Returns a TensorInfo object representing information about a multi-dimensional non-image tensor.

CreateYUVInfo

static TensorInfo tcim::TensorInfo::CreateYUVInfo(int64_t n, int64_t w, int64_t h, DataFmt yuv_format)

Creates a TensorInfo object for a batch of YUV images with the specified batch size, width, height, and format.

This function is used to create a TensorInfo for a batch of YUV images.

Parameters:
  • n -- [in] The number of YUV images in the batch.

  • w -- [in] The width of each YUV image.

  • h -- [in] The height of each YUV image.

  • yuv_format -- [in] The format of the YUV image defined in DataFmt.

Returns:

Returns a TensorInfo object representing information about a tensor that contains a batch of YUV images.

static TensorInfo tcim::TensorInfo::CreateYUVInfo(int64_t w, int64_t h, DataFmt yuv_format)
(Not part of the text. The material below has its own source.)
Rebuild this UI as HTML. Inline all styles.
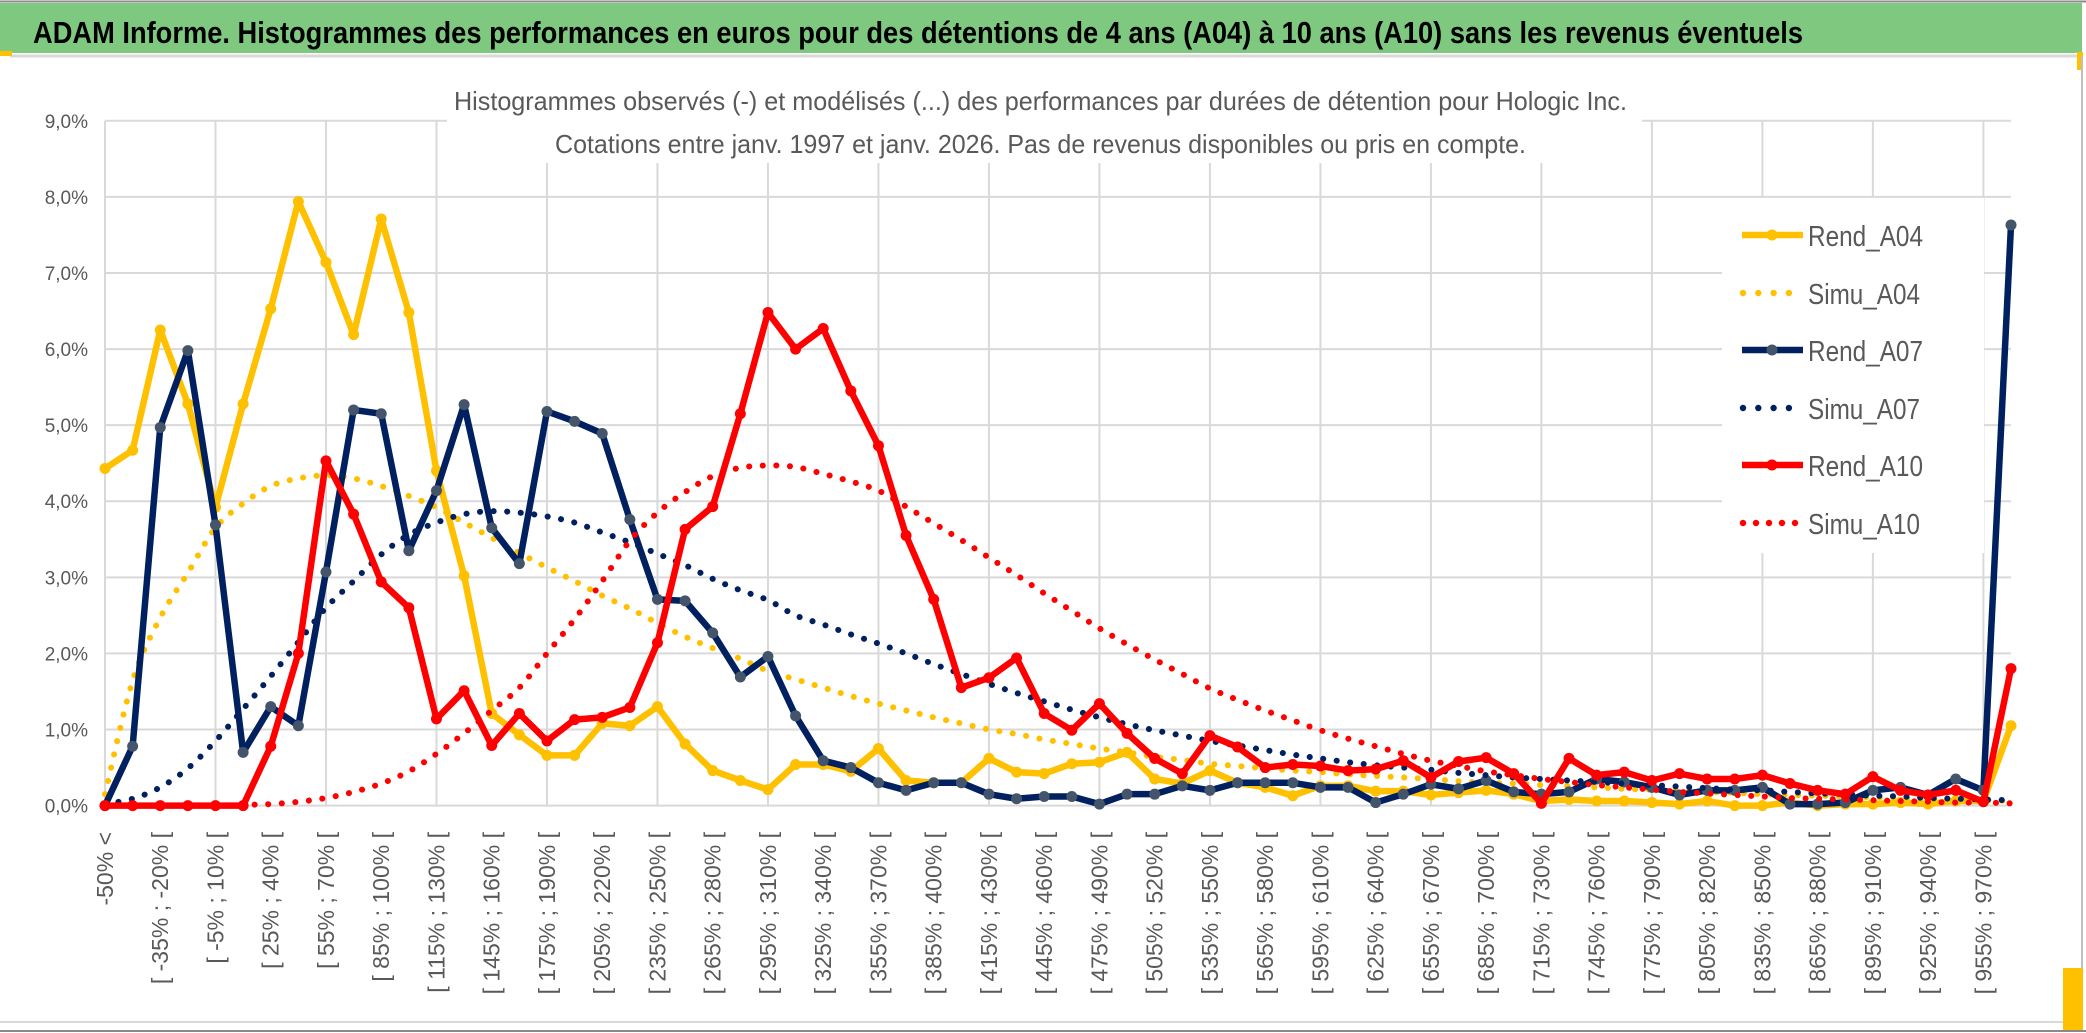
<!DOCTYPE html>
<html><head><meta charset="utf-8">
<style>
html,body{margin:0;padding:0;background:#fff;}
svg{display:block;font-family:"Liberation Sans",sans-serif;}
</style></head>
<body>
<svg id="chart" width="2086" height="1033" viewBox="0 0 2086 1033" xmlns="http://www.w3.org/2000/svg">
  <rect x="0" y="0" width="2086" height="1033" fill="#fff"/>
  <line x1="0" y1="1.5" x2="2086" y2="1.5" stroke="#8a8a8a" stroke-width="2"/>
  <rect x="0" y="3" width="2082" height="50" fill="#7ec97f"/>
  <text x="33" y="43" font-size="31" font-weight="bold" fill="#000" textLength="1770" lengthAdjust="spacingAndGlyphs">ADAM Informe. Histogrammes des performances en euros pour des détentions de 4 ans (A04) à 10 ans (A10) sans les revenus éventuels</text>
  <line x1="10" y1="56" x2="2082" y2="56" stroke="#d9d9d9" stroke-width="3"/>
  <rect x="0" y="51" width="12" height="5" fill="#FFC000"/>
  <rect x="2077" y="52" width="6" height="18" fill="#FFC000"/>
  <line x1="2082" y1="56" x2="2082" y2="1030" stroke="#bfbfbf" stroke-width="2"/>
  <line x1="0" y1="1022" x2="2082" y2="1022" stroke="#d9d9d9" stroke-width="2"/>
  <line x1="0" y1="1031" x2="2086" y2="1031" stroke="#8a8a8a" stroke-width="2"/>
  <rect x="2063" y="968" width="20" height="62" fill="#FFC000"/>
  <g id="grid"></g>
  <g id="yaxis"></g>
  <g id="xaxis"></g>
  <g id="series"></g>
  <rect x="447" y="70" width="1195" height="93" fill="#fff"/>
  <text x="454" y="110" font-size="26" fill="#595959" textLength="1173" lengthAdjust="spacingAndGlyphs">Histogrammes observés (-) et modélisés (...) des performances par durées de détention pour Hologic Inc.</text>
  <text x="555" y="153" font-size="26" fill="#595959" textLength="971" lengthAdjust="spacingAndGlyphs">Cotations entre janv. 1997 et janv. 2026. Pas de revenus disponibles ou pris en compte.</text>
  <g id="legend"></g>
</svg>
<script>
// ---- data (percent values per bin) ----
var rendA04 = [4.43,4.67,6.25,5.28,3.92,5.28,6.53,7.94,7.14,6.19,7.71,6.48,4.40,3.02,1.21,0.93,0.66,0.66,1.08,1.05,1.30,0.81,0.46,0.33,0.21,0.54,0.54,0.45,0.75,0.33,0.30,0.30,0.62,0.44,0.42,0.55,0.57,0.70,0.35,0.29,0.46,0.30,0.24,0.13,0.26,0.26,0.19,0.19,0.14,0.17,0.20,0.15,0.06,0.08,0.06,0.06,0.04,0.02,0.06,0,0,0.04,0,0.02,0.02,0.04,0.02,0.06,0.06,1.05];
var simuA04 = [0.15,1.64,2.47,3.06,3.65,3.97,4.20,4.30,4.34,4.30,4.20,4.07,3.92,3.72,3.52,3.32,3.13,2.95,2.76,2.59,2.40,2.22,2.07,1.93,1.77,1.66,1.55,1.44,1.34,1.25,1.16,1.08,1.00,0.94,0.87,0.81,0.75,0.70,0.64,0.60,0.55,0.52,0.49,0.46,0.44,0.41,0.39,0.37,0.35,0.32,0.30,0.29,0.27,0.26,0.24,0.22,0.21,0.20,0.18,0.17,0.15,0.14,0.13,0.12,0.11,0.10,0.09,0.08,0.07,0.06];
var rendA07 = [0,0.78,4.97,5.98,3.69,0.70,1.30,1.05,3.07,5.20,5.15,3.35,4.14,5.27,3.65,3.18,5.18,5.05,4.89,3.76,2.71,2.69,2.27,1.69,1.96,1.18,0.59,0.50,0.30,0.20,0.30,0.30,0.15,0.09,0.12,0.12,0.02,0.15,0.15,0.26,0.20,0.30,0.30,0.30,0.24,0.24,0.04,0.15,0.28,0.22,0.33,0.18,0.15,0.18,0.35,0.31,0.24,0.14,0.20,0.20,0.24,0.02,0.02,0.04,0.20,0.24,0.14,0.35,0.20,7.63];
var simuA07 = [0.02,0.09,0.24,0.49,0.85,1.27,1.70,2.15,2.60,2.95,3.30,3.56,3.72,3.83,3.87,3.85,3.80,3.72,3.59,3.46,3.31,3.16,2.98,2.83,2.70,2.50,2.38,2.25,2.13,2.00,1.86,1.73,1.60,1.48,1.37,1.26,1.16,1.07,0.99,0.92,0.85,0.79,0.73,0.67,0.62,0.57,0.53,0.50,0.47,0.43,0.40,0.37,0.35,0.33,0.31,0.29,0.27,0.25,0.23,0.21,0.20,0.18,0.16,0.15,0.13,0.12,0.10,0.09,0.08,0.07];
var rendA10 = [0,0,0,0,0,0,0.78,2.00,4.53,3.83,2.94,2.60,1.14,1.51,0.79,1.21,0.85,1.13,1.16,1.29,2.14,3.63,3.93,5.15,6.48,6.00,6.27,5.45,4.73,3.55,2.71,1.55,1.68,1.94,1.21,0.99,1.34,0.95,0.62,0.42,0.92,0.77,0.50,0.54,0.52,0.46,0.48,0.59,0.37,0.58,0.63,0.42,0.03,0.62,0.40,0.44,0.33,0.42,0.35,0.35,0.40,0.29,0.20,0.15,0.38,0.20,0.14,0.20,0.05,1.80];
var simuA10 = [0,0,0,0,0,0.01,0.02,0.05,0.10,0.18,0.29,0.45,0.68,0.95,1.25,1.55,2.00,2.45,2.95,3.48,3.85,4.12,4.33,4.44,4.47,4.45,4.36,4.26,4.14,3.93,3.71,3.49,3.26,3.03,2.79,2.56,2.33,2.12,1.92,1.73,1.54,1.39,1.25,1.12,0.99,0.88,0.78,0.68,0.59,0.52,0.45,0.40,0.35,0.31,0.27,0.24,0.21,0.18,0.16,0.14,0.12,0.10,0.09,0.08,0.07,0.06,0.05,0.04,0.04,0.03];
var yTicks = [0,1,2,3,4,5,6,7,8,9];
var yTickLabels = ["0,0%","1,0%","2,0%","3,0%","4,0%","5,0%","6,0%","7,0%","8,0%","9,0%"];
var binStart = -50;
var binStep = 15;
var binCount = 70;
var seriesNames = ["Rend_A04","Simu_A04","Rend_A07","Simu_A07","Rend_A10","Simu_A10"];

var categories = [];
for (var c = 0; c < binCount; c++) {
  if (c === 0) categories.push(binStart + "% <");
  else { var lo = binStart + binStep * (c - 1); categories.push("[ " + lo + "% ; " + (lo + binStep) + "% ["); }
}

var NS = "http://www.w3.org/2000/svg";
var PL = 105, PR = 2011, PT = 120.8, PB = 805.6, YMAX = 9;
function xPos(i) { return PL + (PR - PL) * i / (categories.length - 1); }
function yPos(v) { return PB - (PB - PT) * v / YMAX; }
function mk(tag, attrs, parent) {
  var e = document.createElementNS(NS, tag);
  for (var k in attrs) e.setAttribute(k, attrs[k]);
  parent.appendChild(e);
  return e;
}

var grid = document.getElementById("grid");
for (var t = 0; t < yTicks.length; t++) {
  var gl = mk("line", {x1: PL, x2: PR, y1: yPos(yTicks[t]), y2: yPos(yTicks[t]), stroke: "#d9d9d9", "stroke-width": 2}, grid);
  
  
}
for (var g = 0; g < categories.length; g += 4) {
  var vl = mk("line", {x1: xPos(g), x2: xPos(g), y1: PT, y2: PB, stroke: "#d9d9d9", "stroke-width": 2}, grid);
  
  
}

var yaxis = document.getElementById("yaxis");
for (var t2 = 0; t2 < yTicks.length; t2++) {
  var yl = mk("text", {x: 88, y: yPos(yTicks[t2]) + 7, "text-anchor": "end", "font-size": 19, fill: "#595959"}, yaxis);
  yl.textContent = yTickLabels[t2];
  
  
}

var xaxis = document.getElementById("xaxis");
for (var i = 0; i < categories.length - 1; i += 2) {
  var xx = xPos(i) + 8;
  var xl = mk("text", {x: xx, y: 832, "text-anchor": "end", "font-size": 23, fill: "#595959", transform: "rotate(-90 " + xx + " 832)"}, xaxis);
  xl.textContent = categories[i];
  
  
}

function pts(arr) { var p = []; for (var j = 0; j < arr.length; j++) p.push([xPos(j), yPos(arr[j])]); return p; }
function straight(p) { var d = "M" + p[0][0] + "," + p[0][1]; for (var j = 1; j < p.length; j++) d += "L" + p[j][0] + "," + p[j][1]; return d; }
function smooth(p) {
  var d = "M" + p[0][0] + "," + p[0][1];
  for (var j = 0; j < p.length - 1; j++) {
    var p0 = p[j - 1] || p[j], p1 = p[j], p2 = p[j + 1], p3 = p[j + 2] || p2;
    var c1x = p1[0] + (p2[0] - p0[0]) / 6, c1y = p1[1] + (p2[1] - p0[1]) / 6;
    var c2x = p2[0] - (p3[0] - p1[0]) / 6, c2y = p2[1] - (p3[1] - p1[1]) / 6;
    d += "C" + c1x + "," + c1y + " " + c2x + "," + c2y + " " + p2[0] + "," + p2[1];
  }
  return d;
}

var sg = document.getElementById("series");
function drawRend(arr, color, mcolor, name) {
  var g = mk("g", {}, sg);
  
  
  var p = pts(arr);
  var path = mk("path", {d: straight(p), fill: "none", stroke: color, "stroke-width": 6.5, "stroke-linejoin": "round"}, g);
  
  
  for (var j = 0; j < p.length; j++) {
    var m = mk("circle", {cx: p[j][0], cy: p[j][1], r: 5.5, fill: mcolor}, g);
    
    
  }
}
function drawSimu(arr, color, name) {
  var p = pts(arr);
  var path = mk("path", {d: smooth(p), fill: "none", stroke: color, "stroke-width": 6, "stroke-linecap": "round", "stroke-dasharray": "0.1 13.5"}, sg);
  
  
}
drawRend(rendA04, "#FFC000", "#FFC000", "rend-a04-series");
drawSimu(simuA04, "#FFC000", "simu-a04-series");
drawRend(rendA07, "#002060", "#44546A", "rend-a07-series");
drawSimu(simuA07, "#002060", "simu-a07-series");
drawRend(rendA10, "#FF0000", "#FF0000", "rend-a10-series");
drawSimu(simuA10, "#FF0000", "simu-a10-series");

var lg = document.getElementById("legend");
var bg = mk("rect", {x: 1722, y: 198, width: 262, height: 355, fill: "#fff"}, lg);


var legColors = ["#FFC000","#FFC000","#002060","#002060","#FF0000","#FF0000"];
var legMarker = ["#FFC000","","#44546A","","#FF0000",""];
var legY = [235, 293, 350, 408, 465, 523];
for (var k = 0; k < seriesNames.length; k++) {
  var e = mk("g", {}, lg);
  
  
  var yy = legY[k];
  if (k % 2 === 0) {
    mk("line", {x1: 1742, x2: 1803, y1: yy, y2: yy, stroke: legColors[k], "stroke-width": 6.5}, e);
    mk("circle", {cx: 1772, cy: yy, r: 5.5, fill: legMarker[k]}, e);
  } else {
    var n = (k === 5) ? 5 : 4, sp = (k === 5) ? 13 : 15.3;
    for (var q = 0; q < n; q++) mk("circle", {cx: 1743 + q * sp, cy: yy, r: 3.2, fill: legColors[k]}, e);
  }
  var lt = mk("text", {x: 1808, y: yy + 11, "font-size": 29, fill: "#595959", textLength: (k % 2 === 0) ? 115 : 112, lengthAdjust: "spacingAndGlyphs"}, e);
  lt.textContent = seriesNames[k];
}
</script>
</body></html>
Creates a TensorInfo object for a YUV image with the specified image width, height, and format.

This function is used to create a TensorInfo for a single YUV image.

Parameters:
  • w -- [in] The width of the YUV image.

  • h -- [in] The height of the YUV image.

  • yuv_format -- [in] The format of the YUV image defined in DataFmt.

Returns:

Returns a TensorInfo object representing information about a image tensor.

MergeYUV

static TensorInfo tcim::TensorInfo::MergeYUV(const TensorInfo &y, const TensorInfo &uv)

Creates a TensorInfo object for a merged YUV tensor with the given tensor information of Y tensor (Y component) and UV tensor (UV component).

This function combines the information of Y and UV tensors into a single TensorInfo object that represents the information of a complete YUV image. Use this function when you have separate Y and UV tensors, and need to create a TensorInfo object for a single merged YUV tensor.

Parameters:
  • y -- [in] The TensorInfo object for the Y tensor, representing the Y component of the YUV image.

  • uv -- [in] The TensorInfo object for the UV tensor, representing the UV component of the YUV image.

Returns:

Returns a TensorInfo object representing the information the merged YUV tensor.